When I think about D at this critical juncture I am reminded of Theodor W. Adorno: “The highest form of morality is not to feel at home in your own home.” Yes, to be uncomfortable with comfort, uneasy about the easy, to question the assumptions of what is usually, and happily, taken for granted, to make of oneself a challenge to what for most people is the space in which they feel free from challenges; yes! That is morality raised to a pitch at which it could almost be called heroism. In this instance D Golden’s “home” was an even more intimate space than the family house; it was nothing less than his own body. He was a misfit in his own skin, experiencing, in intense form, this newly important variation of the mind/body problem. His nonphysical self, the mind, was beginning to insist on being what the body, his physical self, denied, and the result was physical and mental agony.

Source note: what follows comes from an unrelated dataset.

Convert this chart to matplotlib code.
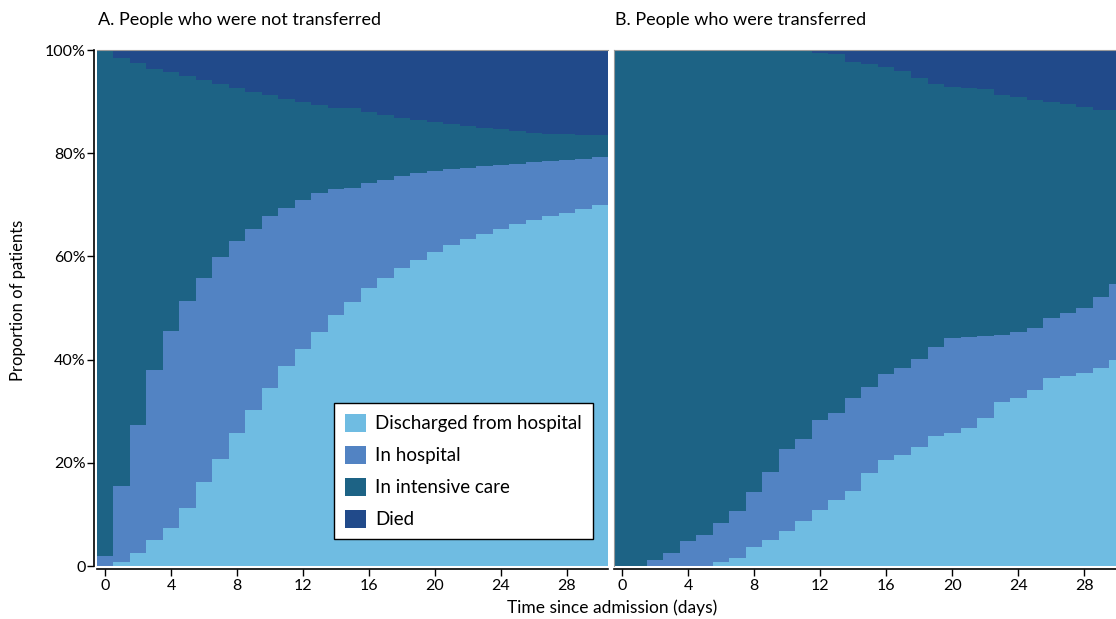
import numpy as np
import matplotlib
matplotlib.use('Agg')
import matplotlib.pyplot as plt
from matplotlib.patches import Patch

plt.rcParams['font.family'] = ['Lato', 'DejaVu Sans']

days = np.arange(0, 31)
states = ['Discharged from hospital', 'In hospital', 'In intensive care', 'Died']
colours = ['#6fbce2', '#5283c3', '#1d6385', '#214a8a']

# A. not transferred (% of patients in each state per day)
a_discharged = [0, 0.8, 2.6, 5.0, 7.3, 11.3, 16.2, 20.8, 25.7, 30.3, 34.5, 38.8, 42.0, 45.3, 48.6, 51.2,
                53.8, 55.9, 57.7, 59.3, 60.9, 62.2, 63.3, 64.3, 65.4, 66.2, 67.1, 67.8, 68.5, 69.1, 70.0]
a_hospital = [2.0, 14.7, 24.8, 33.0, 38.3, 40.0, 39.6, 39.1, 37.2, 35.0, 33.3, 30.6, 28.9, 26.9, 24.4, 22.0,
              20.4, 19.0, 17.9, 16.8, 15.7, 14.7, 13.9, 13.2, 12.3, 11.7, 11.1, 10.6, 10.1, 9.7, 9.2]
a_icu = [98.0, 82.9, 70.0, 58.4, 50.1, 43.7, 38.4, 33.5, 29.8, 26.6, 23.5, 21.2, 19.1, 17.1, 15.8, 15.5,
         13.8, 12.5, 11.3, 10.3, 9.4, 8.7, 8.0, 7.3, 6.9, 6.4, 5.8, 5.4, 5.1, 4.8, 4.3]
a_died = [0, 1.6, 2.6, 3.6, 4.3, 5.0, 5.8, 6.6, 7.3, 8.1, 8.7, 9.4, 10.0, 10.7, 11.2, 11.3,
          12.0, 12.6, 13.1, 13.6, 14.0, 14.4, 14.8, 15.2, 15.4, 15.7, 16.0, 16.2, 16.3, 16.4, 16.5]

# B. transferred
b_discharged = [0, 0, 0, 0, 0, 0, 0.8, 1.5, 3.7, 5.0, 6.8, 8.8, 10.9, 12.8, 14.5, 18.0,
                20.5, 21.5, 23.1, 25.2, 25.7, 26.7, 28.6, 31.7, 32.5, 34.1, 36.4, 36.8, 37.5, 38.4, 40.0]
b_hospital = [0, 0, 1.2, 2.5, 4.8, 6.0, 7.6, 9.2, 10.6, 13.3, 15.8, 15.9, 17.4, 16.8, 18.1, 16.7,
              16.8, 16.8, 17.1, 17.2, 18.5, 17.7, 16.0, 13.1, 12.9, 12.0, 11.7, 12.2, 12.5, 13.8, 14.6]
b_icu = [100, 100, 98.8, 97.5, 95.2, 94.0, 91.6, 89.3, 85.7, 81.7, 77.4, 75.1, 71.2, 69.6, 65.1, 62.5,
         59.5, 57.6, 54.3, 51.1, 48.7, 48.3, 47.8, 46.5, 45.4, 44.3, 41.9, 40.5, 39.0, 36.2, 33.8]
b_died = [0, 0, 0, 0, 0, 0, 0, 0, 0, 0, 0, 0.2, 0.5, 0.8, 2.3, 2.8,
          3.2, 4.1, 5.5, 6.5, 7.1, 7.3, 7.6, 8.7, 9.2, 9.6, 10.0, 10.5, 11.0, 11.6, 11.6]

xticks = [0, 4, 8, 12, 16, 20, 24, 28]
yticks = [0, 20, 40, 60, 80, 100]
ytick_labels = ['0', '20%', '40%', '60%', '80%', '100%']

W, H = 1116, 619
fig = plt.figure(figsize=(W / 100, H / 100), dpi=100)
ax_a = fig.add_axes([97 / W, 1 - 566 / H, 511 / W, 516 / H])
ax_b = fig.add_axes([613.7 / W, 1 - 566 / H, 512 / W, 516 / H])

edges = np.append(days - 0.5, days[-1] + 0.5)


def draw_panel(ax, series):
    bottom = np.zeros(len(days))
    for vals, col in zip(series, colours):
        top = bottom + np.array(vals)
        ax.stairs(top, edges, baseline=bottom, fill=True, color=col, lw=0)
        bottom = top
    ax.set_xlim(edges[0], edges[-1])
    ax.set_ylim(0, 100)
    ax.set_xticks(xticks)
    ax.set_xticklabels([str(t) for t in xticks])
    ax.tick_params(axis='both', direction='out', length=5, width=1, color='black',
                   labelsize=11.5, pad=2)
    ax.spines['right'].set_visible(False)
    ax.spines['top'].set_color('#9a9a9a')
    ax.spines['bottom'].set_position(('outward', 2))
    ax.spines['bottom'].set_linewidth(1.2)


draw_panel(ax_a, [a_discharged, a_hospital, a_icu, a_died])
draw_panel(ax_b, [b_discharged, b_hospital, b_icu, b_died])

ax_a.set_yticks(yticks)
ax_a.set_yticklabels(ytick_labels)
ax_a.tick_params(axis='y', pad=1)
ax_a.spines['left'].set_position(('outward', 2))
ax_a.spines['left'].set_linewidth(1.2)

ax_b.set_yticks([])
ax_b.spines['left'].set_color('#9a9a9a')

handles = [Patch(facecolor=c, edgecolor='none', label=s) for s, c in zip(states, colours)]
ax_a.legend(handles=handles, loc='lower right', bbox_to_anchor=(0.971, 0.052), fontsize=13.5,
            frameon=True, fancybox=False, edgecolor='black', framealpha=1,
            handlelength=1.1, handleheight=1.1, labelspacing=0.72, borderpad=0.6,
            handletextpad=0.5, borderaxespad=0).get_frame().set_linewidth(1)

fig.text(98 / W, 1 - 20 / H, 'A. People who were not transferred', fontsize=13, va='center')
fig.text(615 / W, 1 - 20 / H, 'B. People who were transferred', fontsize=13, va='center')
fig.text(612 / W, 1 - 608 / H, 'Time since admission (days)', fontsize=12.5, ha='center', va='center')
fig.text(18 / W, 1 - 300 / H, 'Proportion of patients', fontsize=12, ha='center', va='center',
         rotation=90)

fig.savefig('out.png', dpi=100)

The Golden house was silent. He stood for a moment on the second-floor landing outside his father’s master suite. That door was closed, but the door of the room next to it, formerly a spare bedroom, now Vasilisa Arsenyeva’s dressing room, stood open, revealing in the late afternoon sunlight rack upon rack of shimmering gowns, shelf upon shelf of aggressively high heels. That’s going to be a problem for me, the words dropping into his consciousness from some unknown mother ship hovering just outside the atmosphere beyond the Kármán line, your pedal extremities are colossal, can’t use you ’cause your feet’s too big, I really hate you ’cause your feet’s too big. Yeah, Fats Waller, what you said. And now those big feet have walked him, of their own volition, right into the middle of that room where the scent of patchouli is stronger than anywhere else in the house, the scent she brought here to overpower all the scents that were here before, Vasilisa Arsenyeva, silent and haughty as cats are, leaving her spoor wherever she walks. And his hands are reaching out for those gowns, he’s burying his face in the odorous sequins, breathing in, breathing out, breathing in. The darkness around him receded; the room glowed with a light that might even have been happiness.